## BEGIN

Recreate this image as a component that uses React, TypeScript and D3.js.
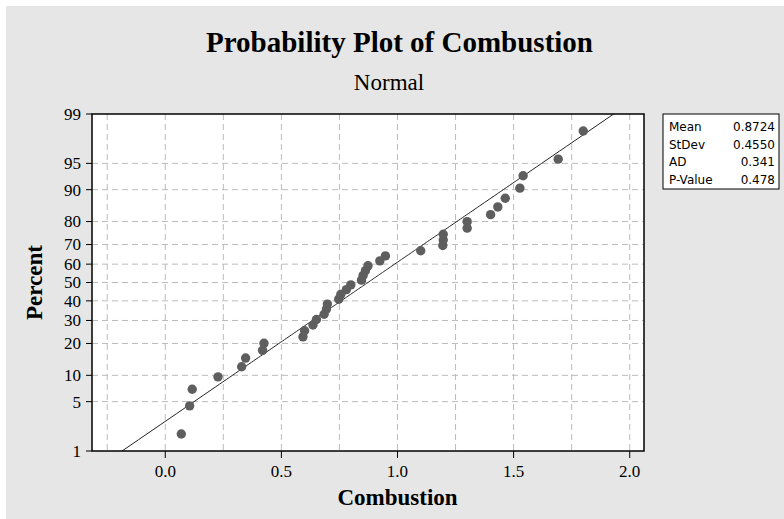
import React from "react";
import * as d3 from "d3";

// ---- Data ----
const combustion = [
  0.069, 0.105, 0.116, 0.227, 0.329, 0.346, 0.419, 0.425,
  0.593, 0.600, 0.636, 0.651, 0.684, 0.694, 0.698,
  0.747, 0.756, 0.780, 0.799,
  0.845, 0.852, 0.862, 0.873,
  0.924, 0.948, 1.100,
  1.195, 1.197, 1.197,
  1.300, 1.300,
  1.401, 1.432, 1.464,
  1.527, 1.541,
  1.692, 1.800,
];
const percentTicks = [1, 5, 10, 20, 30, 40, 50, 60, 70, 80, 90, 95, 99];
const xTickValues = [0, 0.5, 1.0, 1.5, 2.0];
const xGridValues = [-0.25, 0, 0.25, 0.5, 0.75, 1.0, 1.25, 1.5, 1.75, 2.0];
const statLabels = ["Mean", "StDev", "AD", "P-Value"];
const statValues = ["0.8724", "0.4550", "0.341", "0.478"];
const xDomain = [-0.3155, 2.0615];

// inverse normal CDF (Acklam)
function qnorm(p: number): number {
  const a = [-3.969683028665376e1, 2.209460984245205e2, -2.759285104469687e2, 1.38357751867269e2, -3.066479806614716e1, 2.506628277459239];
  const b = [-5.447609879822406e1, 1.615858368580409e2, -1.556989798598866e2, 6.680131188771972e1, -1.328068155288572e1];
  const c = [-7.784894002430293e-3, -3.223964580411365e-1, -2.400758277161838, -2.549732539343734, 4.374664141464968, 2.938163982698783];
  const d = [7.784695709041462e-3, 3.224671290700398e-1, 2.445134137142996, 3.754408661907416];
  const pl = 0.02425;
  let q: number, r: number;
  if (p < pl) {
    q = Math.sqrt(-2 * Math.log(p));
    return (((((c[0] * q + c[1]) * q + c[2]) * q + c[3]) * q + c[4]) * q + c[5]) / ((((d[0] * q + d[1]) * q + d[2]) * q + d[3]) * q + 1);
  } else if (p <= 1 - pl) {
    q = p - 0.5;
    r = q * q;
    return ((((((a[0] * r + a[1]) * r + a[2]) * r + a[3]) * r + a[4]) * r + a[5]) * q) / (((((b[0] * r + b[1]) * r + b[2]) * r + b[3]) * r + b[4]) * r + 1);
  } else {
    q = Math.sqrt(-2 * Math.log(1 - p));
    return -(((((c[0] * q + c[1]) * q + c[2]) * q + c[3]) * q + c[4]) * q + c[5]) / ((((d[0] * q + d[1]) * q + d[2]) * q + d[3]) * q + 1);
  }
}

export default function App() {
  const W = 784, H = 519;
  const L = 92, R = 644, T = 114, B = 451;
  const serif = "'Liberation Serif', 'Times New Roman', serif";
  const sans = "'DejaVu Sans', Tahoma, sans-serif";

  const x = d3.scaleLinear().domain(xDomain).range([L, R]);
  const y = d3.scaleLinear().domain([qnorm(0.01), qnorm(0.99)]).range([B, T]);
  const yp = (pct: number) => y(qnorm(pct / 100));

  const sorted = [...combustion].sort((a, b) => a - b);
  const n = sorted.length;
  const pts = sorted.map((v, i) => ({ v, p: ((i + 1 - 0.3) / (n + 0.4)) * 100 }));

  const mean = +statValues[0];
  const sd = +statValues[1];
  const fitPcts = d3.range(1, 99.01, 0.5);
  const fitLine = d3
    .line<number>()
    .x((p) => x(mean + sd * qnorm(p / 100)))
    .y((p) => yp(p))(fitPcts) as string;

  const gridColor = "#bbbbbb";
  const legendX = 663, legendY = 114, legendW = 116, legendH = 75;
  const rowStep = 17.5;

  return (
    <svg width={W} height={H} style={{ position: "absolute", left: 0, top: 0 }}>
      <rect x={0} y={0} width={W} height={H} fill="#ffffff" />
      <rect x={6} y={6} width={W - 6} height={H - 6} fill="#e6e6e6" />
      <text x={399.5} y={52} textAnchor="middle" fontFamily={serif} fontWeight="bold" fontSize={29} fill="#000">
        Probability Plot of Combustion
      </text>
      <text x={389} y={90} textAnchor="middle" fontFamily={serif} fontSize={23} fill="#000">
        Normal
      </text>

      <rect x={L} y={T} width={R - L} height={B - T} fill="#ffffff" />
      {/* grid */}
      {xGridValues.map((v) => (
        <line key={"gx" + v} x1={x(v)} x2={x(v)} y1={T} y2={B} stroke={gridColor} strokeWidth={1} strokeDasharray="6,4" />
      ))}
      {percentTicks.slice(1, -1).map((p) => (
        <line key={"gy" + p} x1={L} x2={R} y1={yp(p)} y2={yp(p)} stroke={gridColor} strokeWidth={1} strokeDasharray="6,4" />
      ))}

      {/* fit line */}
      <path d={fitLine} fill="none" stroke="#222" strokeWidth={1} />

      {/* points */}
      {pts.map((d, i) => (
        <circle key={i} cx={x(d.v)} cy={yp(d.p)} r={4.7} fill="#5e5e5e" />
      ))}

      {/* frame */}
      <rect x={L} y={T} width={R - L} height={B - T} fill="none" stroke="#000" strokeWidth={1.5} />

      {/* y ticks */}
      {percentTicks.map((p) => (
        <g key={"ty" + p}>
          <line x1={L - 6} x2={L} y1={yp(p)} y2={yp(p)} stroke="#000" strokeWidth={1} />
          <text x={81} y={yp(p)} dy="0.35em" textAnchor="end" fontFamily={serif} fontSize={17} fill="#000">
            {p}
          </text>
        </g>
      ))}
      {/* x ticks */}
      {xTickValues.map((v) => (
        <g key={"tx" + v}>
          <line x1={x(v)} x2={x(v)} y1={B} y2={B + 7} stroke="#000" strokeWidth={1} />
          <text x={x(v)} y={477} textAnchor="middle" fontFamily={serif} fontSize={17} fill="#000">
            {d3.format(".1f")(v)}
          </text>
        </g>
      ))}

      <text x={397.5} y={505} textAnchor="middle" fontFamily={serif} fontWeight="bold" fontSize={23} fill="#000">
        Combustion
      </text>
      <text transform={`translate(42,${(T + B) / 2}) rotate(-90)`} textAnchor="middle" fontFamily={serif} fontWeight="bold" fontSize={23} fill="#000">
        Percent
      </text>

      {/* legend */}
      <rect x={legendX} y={legendY} width={legendW} height={legendH} fill="#fff" stroke="#000" strokeWidth={1} />
      {statLabels.map((s, i) => (
        <g key={s}>
          <text x={669} y={legendY + 17 + i * rowStep} fontFamily={sans} fontSize={12} fill="#000">
            {s}
          </text>
          <text x={775} y={legendY + 17 + i * rowStep} textAnchor="end" fontFamily={sans} fontSize={12} fill="#000">
            {statValues[i]}
          </text>
        </g>
      ))}
    </svg>
  );
}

## END

Exercise aim: Go through the listing above and return every line where the word "React" occurs.

Expected answer:
Recreate this image as a component that uses React, TypeScript and D3.js.
import React from "react";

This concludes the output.